Today’s blog post is going to be one of those rare “self-disclosure” posts. I don’t do that very often because, well, I don’t want to. But once in a while, maybe something I’ve faced can help someone else, so I’ll try to write about it.
Sometimes, your life is going to take you into places you never thought you’d go – I’m referring to bad places you never thought you’d go. A forced career change, a marriage failure, a death, a financial reversal, even a reevaluation of your spiritual convictions. In the past 5-6 years, I’ve experienced all those things. And in the process, some parts of me died. How could they not? That stuff is crazy.
But in the past few months, I’ve noticed a kind of reawakening. Man, that sounds deep. Let’s just say, I’ve noticed I’ve kind of bounced back. Bounced back sounds better than “reawakening.” Bounced back sounds fun and full of life; “reawakening” sounds like something that happens on one of those retreats where people have to get in a circle and “share” about themselves. Everybody hates that. Let’s stick with bouncing back.
Always wanting to be of service to my loyal readers, I’m going to share with you some of things I’ve done that have helped me to bounce back. There might be other things I could have done, but I did these things. Plus, it’s possible I could have bounced back by only doing a few of the things on this list, but I did all of them…
1. Don’t keep trying to have stuff/do stuff/be stuff that’s gone. When stuff is over, let it be over. Know when to say when. If you don’t know, ask me – I’ll probably say, Now!!
2. Do something to serve people. It doesn’t have to be a big thing. Just something to force you to recognize that other people besides you are struggling, too. Being in a time of extreme stress causes us to become incredibly self-absorbed. You have to force yourself to think about other people, even if it’s just in small amounts once in a while. Help in a homeless shelter for an hour, take clothing to the Salvation Army, bring an extra $5 with you when you know you’re going to pass by that same nutty homeless woman and give it to her… just do something, intentionally, for someone else on a regular basis. Get your head out of your own butt for a while.
3. Forgive some people. I know, this is hard. Even if you don’t want to hang out with them anymore (and for some people, that’s a good idea – see #4), at least change your view of your enemies. If you’re a person of faith, you have to recognize that your enemy is valued by God, as much as you are. Start by acknowledging that and see where that gets you.
4. Eliminate the people who make you miserable. Just do it; don’t get into lengthy explanations, don’t taper off with them, don’t negotiate. Just drop them.
5. Do something HUGE, to shock yourself into a new perspective. Like, go to Uganda or something like that.
6. Learn to play one of the shorter Chopin piano pieces. This may require a prerequisite of some piano background first. But I gotta say, a year or two ago, in a little house on a windy cliff overlooking the ocean, Chopin was good to me. Just saying.
7. Find some new cool friends.
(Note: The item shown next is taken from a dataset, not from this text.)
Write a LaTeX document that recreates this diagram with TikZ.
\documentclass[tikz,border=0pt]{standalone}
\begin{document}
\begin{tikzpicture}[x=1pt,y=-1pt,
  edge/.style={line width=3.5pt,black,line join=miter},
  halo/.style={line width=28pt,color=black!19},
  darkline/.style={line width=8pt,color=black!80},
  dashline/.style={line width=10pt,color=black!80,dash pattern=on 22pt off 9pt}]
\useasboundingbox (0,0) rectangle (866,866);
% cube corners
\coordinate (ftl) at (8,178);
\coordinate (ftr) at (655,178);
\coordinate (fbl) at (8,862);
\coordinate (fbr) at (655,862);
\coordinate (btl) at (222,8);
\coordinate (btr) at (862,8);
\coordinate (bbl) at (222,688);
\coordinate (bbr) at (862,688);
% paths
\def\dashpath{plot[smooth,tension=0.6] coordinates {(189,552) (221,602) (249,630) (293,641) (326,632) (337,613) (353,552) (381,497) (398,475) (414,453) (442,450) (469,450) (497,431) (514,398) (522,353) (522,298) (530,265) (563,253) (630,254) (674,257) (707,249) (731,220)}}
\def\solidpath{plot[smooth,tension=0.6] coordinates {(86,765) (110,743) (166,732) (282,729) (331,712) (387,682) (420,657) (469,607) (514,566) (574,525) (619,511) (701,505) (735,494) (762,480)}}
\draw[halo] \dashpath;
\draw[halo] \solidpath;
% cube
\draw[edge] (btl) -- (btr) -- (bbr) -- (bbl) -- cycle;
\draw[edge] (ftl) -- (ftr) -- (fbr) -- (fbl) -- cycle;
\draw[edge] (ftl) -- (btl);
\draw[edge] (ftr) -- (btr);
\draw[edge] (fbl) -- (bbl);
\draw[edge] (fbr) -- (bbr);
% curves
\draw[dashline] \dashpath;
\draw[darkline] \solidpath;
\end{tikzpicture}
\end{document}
That doesn’t mean you have to get rid of your other friends (except the crazy ones). But supplement yourself with some new cool friends, who didn’t know you before, and who really don’t need to hear about your former life or your adjustments or whatever. They’re just your new cool friends, and you’re starting a new chapter with them. Something about having new cool friends kind of reinforces the fact that your old life is in the past.
Well, that’s pretty much it. Those are the main things I’ve done over the past 5-6 years or so. I’m not the same person I was back then in some ways, but in many ways I’m better.